At the end of five minutes hold your saucepan under cool, running water until the hot is replaced with room-temperature water.

Peel your perfect eggs.

Consume your perfect eggs.

Ashley Gill

Water is at the heart of Roman Polanski’s classic “Chinatown.” Despite being made in 1974, it belongs among the best noir films of the ’40s and ’50s. The main thing separating it from the likes of “The Third Man” and “Sunset Boulevard” is Jack Nicholson, who plays the detective role with a few more loose screws than Humphrey Bogart or Cary Grant.

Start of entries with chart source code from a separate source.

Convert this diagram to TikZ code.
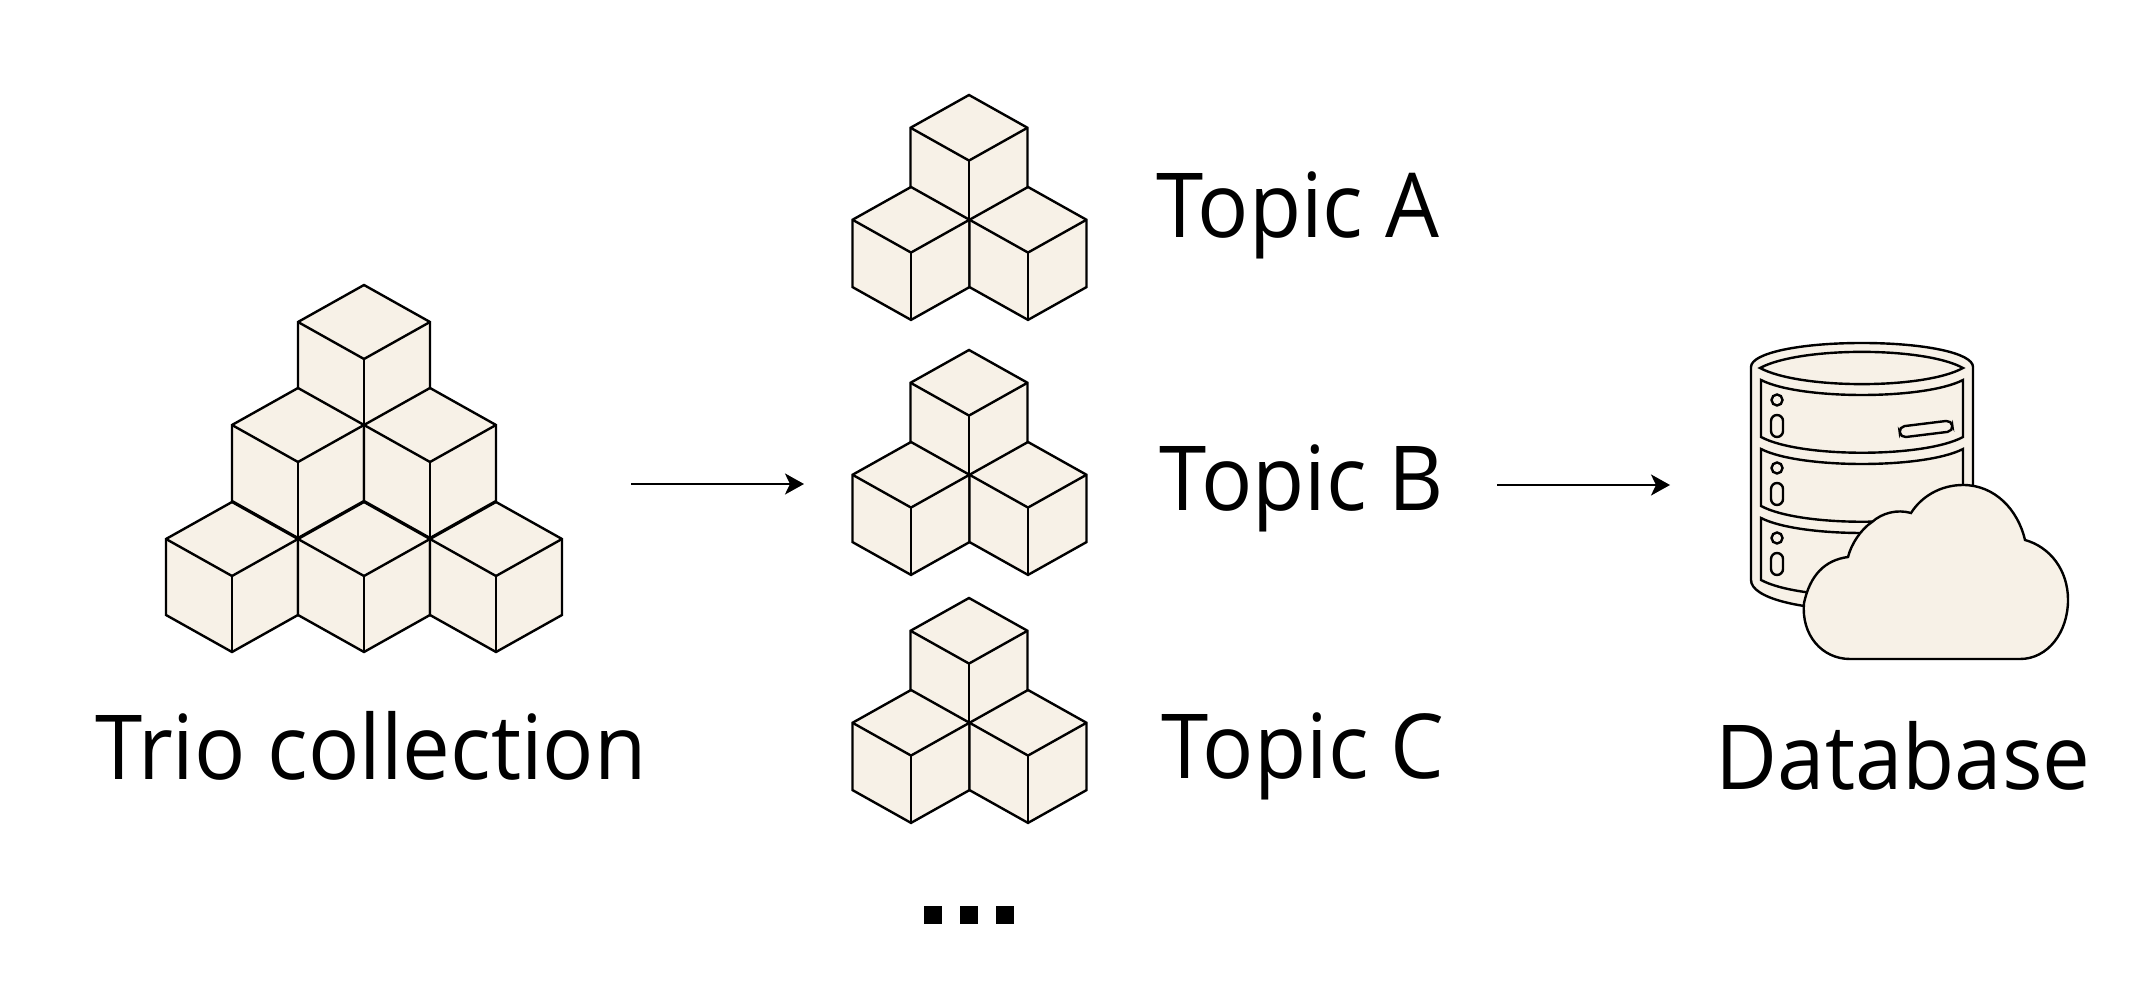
\documentclass[tikz,border=0pt]{standalone}
\usepackage{fontspec}
\setmainfont[FakeStretch=0.95]{Open Sans}
\usetikzlibrary{arrows.meta}
\definecolor{cubefill}{HTML}{F7F1E7}
\tikzset{
	cubeline/.style={fill=cubefill,draw=black,line width=0.024cm,line join=miter},
	iconline/.style={draw=black,line width=0.024cm},
	biglabel/.style={font=\fontsize{25.5}{30}\selectfont,anchor=base,inner sep=0pt}
}
\begin{document}
\begin{tikzpicture}[>={Stealth[length=0.19cm,width=0.21cm,inset=0.05cm]},x=0.01cm,y=-0.01cm]

\useasboundingbox (0,0) rectangle (2140,992);

\def\cube#1#2#3{
\begin{scope}[shift={(#1,#2)},scale=#3]
\filldraw[cubeline] (0,0)--(66,37)--(66,113)--(0,150)--(-66,113)--(-66,37)--cycle;
\draw[cubeline,fill=none] (-66,37)--(0,74)--(66,37);
\draw[cubeline,fill=none] (0,74)--(0,150);
\end{scope}
}
\def\trio#1{
\cube{969}{#1}{0.886}
\cube{911}{#1+92}{0.886}
\cube{1028}{#1+92}{0.886}
}

% collection
\cube{364}{285}{1}
\cube{298}{388}{1}
\cube{430}{388}{1}
\cube{232}{502}{1}
\cube{364}{502}{1}
\cube{496}{502}{1}
\node[biglabel] (collection) at (371,779) {Trio collection};

% topics
\trio{95}
\trio{350}
\trio{598}
\node[biglabel] (topica) at (1298,238) {Topic A};
\node[biglabel] (topicb) at (1302,511) {Topic B};
\node[biglabel] (topicc) at (1303,778) {Topic C};
\foreach \x in {924,960,996}{
	\fill (\x,906) rectangle (\x+18,924);
}

% database
\filldraw[cubeline,iconline] (1751,367) .. controls (1751,353) and (1800,343) .. (1862,343)
	.. controls (1924,343) and (1973,353) .. (1973,367) -- (1973,580)
	.. controls (1973,595) and (1924,610) .. (1862,610)
	.. controls (1800,610) and (1751,598) .. (1751,580) -- cycle;
\draw[iconline] (1760,368) .. controls (1800,346.5) and (1924,346.5) .. (1963,368)
	.. controls (1924,389.5) and (1800,389.5) .. cycle;
\foreach \y/\h in {380/57,449/57,518/62}{
	\draw[iconline] (1761,\y) .. controls (1800,\y+20) and (1924,\y+20) .. (1963,\y) -- (1963,\y+\h)
		.. controls (1924,\y+\h+21) and (1800,\y+\h+21) .. (1761,\y+\h) -- cycle;
}
\foreach \y in {400,468,538}{
	\draw[iconline] (1777,\y) circle (0.055cm);
	\draw[iconline,rounded corners=0.06cm] (1771,\y+15) rectangle (1783,\y+37);
}
\draw[iconline,rounded corners=0.055cm,rotate around={7:(1926,429)}] (1899.5,423.5) rectangle (1952.5,434.5);
\filldraw[cubeline,iconline] (1804,603) .. controls (1801,635) and (1822,659) .. (1850,659) -- (2020,659)
	.. controls (2048,659) and (2068,632) .. (2068,600)
	.. controls (2068,570) and (2050,547) .. (2025,540)
	.. controls (2018,510) and (1995,485) .. (1963,485)
	.. controls (1940,485) and (1921,497) .. (1911,513)
	.. controls (1897,509) and (1882,513) .. (1872,522)
	.. controls (1860,530) and (1851,545) .. (1848,557)
	.. controls (1825,560) and (1810,575) .. (1804,603) -- cycle;
\node[biglabel] (database) at (1903,789) {Database};

% arrows
\coordinate (arrowa) at (631,484);
\coordinate (arrowb) at (804,484);
\coordinate (arrowc) at (1497,485);
\coordinate (arrowd) at (1670,485);
\draw[->,line width=0.024cm] (arrowa)--(arrowb);
\draw[->,line width=0.024cm] (arrowc)--(arrowd);

\end{tikzpicture}
\end{document}
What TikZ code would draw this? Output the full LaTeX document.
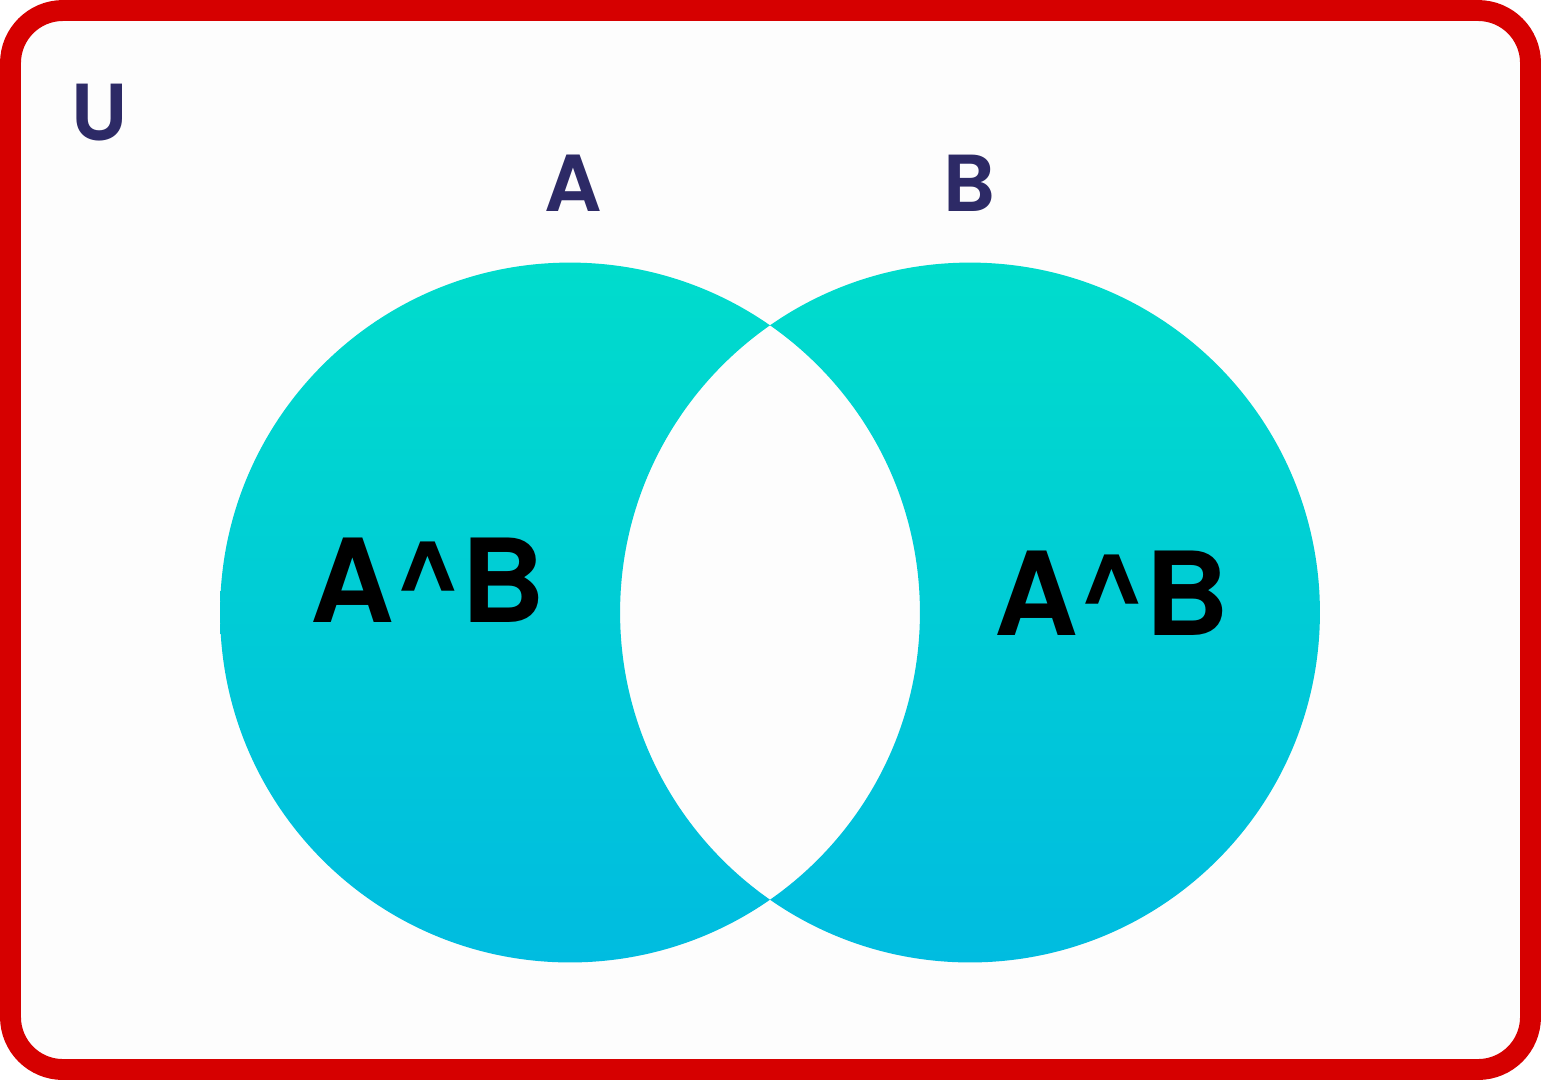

In many ways, “Chinatown” conveys the same spirit of Los Angeles that Paul Thomas Anderson’s brilliantly unruly movies do today. Polanski’s film, which takes place in the 1930s, falls neatly in the time between “There Will Be Blood” and “Boogie Nights,” capturing the city after it was barren wilderness but before it became a hotspot for celebrities. What remained consistent throughout that timeline is a tendency toward deviance. As critic Roger Ebert wrote in his review, “the crimes in ‘Chinatown’ include incest and murder, but the biggest crime is against the city’s own future, by men who see that to control the water is to control the wealth.” Those men certainly made a profit, but I doubt they had any idea of what Los Angeles would become.

Tom Coulter

I recommend “Life without Water,” by Nancy Peacock. Yes, she’s my sister-in-law. No, that’s not why I am recommending it. It’s a novella about a girl, Cedar, who has grown up with her two hippie parents in an abandoned house in North Carolina. Don’t take my word for it: The New York Times called the book “deft, sly, unassuming,” and able to take on life in the 1960s, which is “extremely tricky to get right.” Cross the pond to get the British take on the same theme (though told very differently) by Kate Atkinson: “Emotionally Weird.”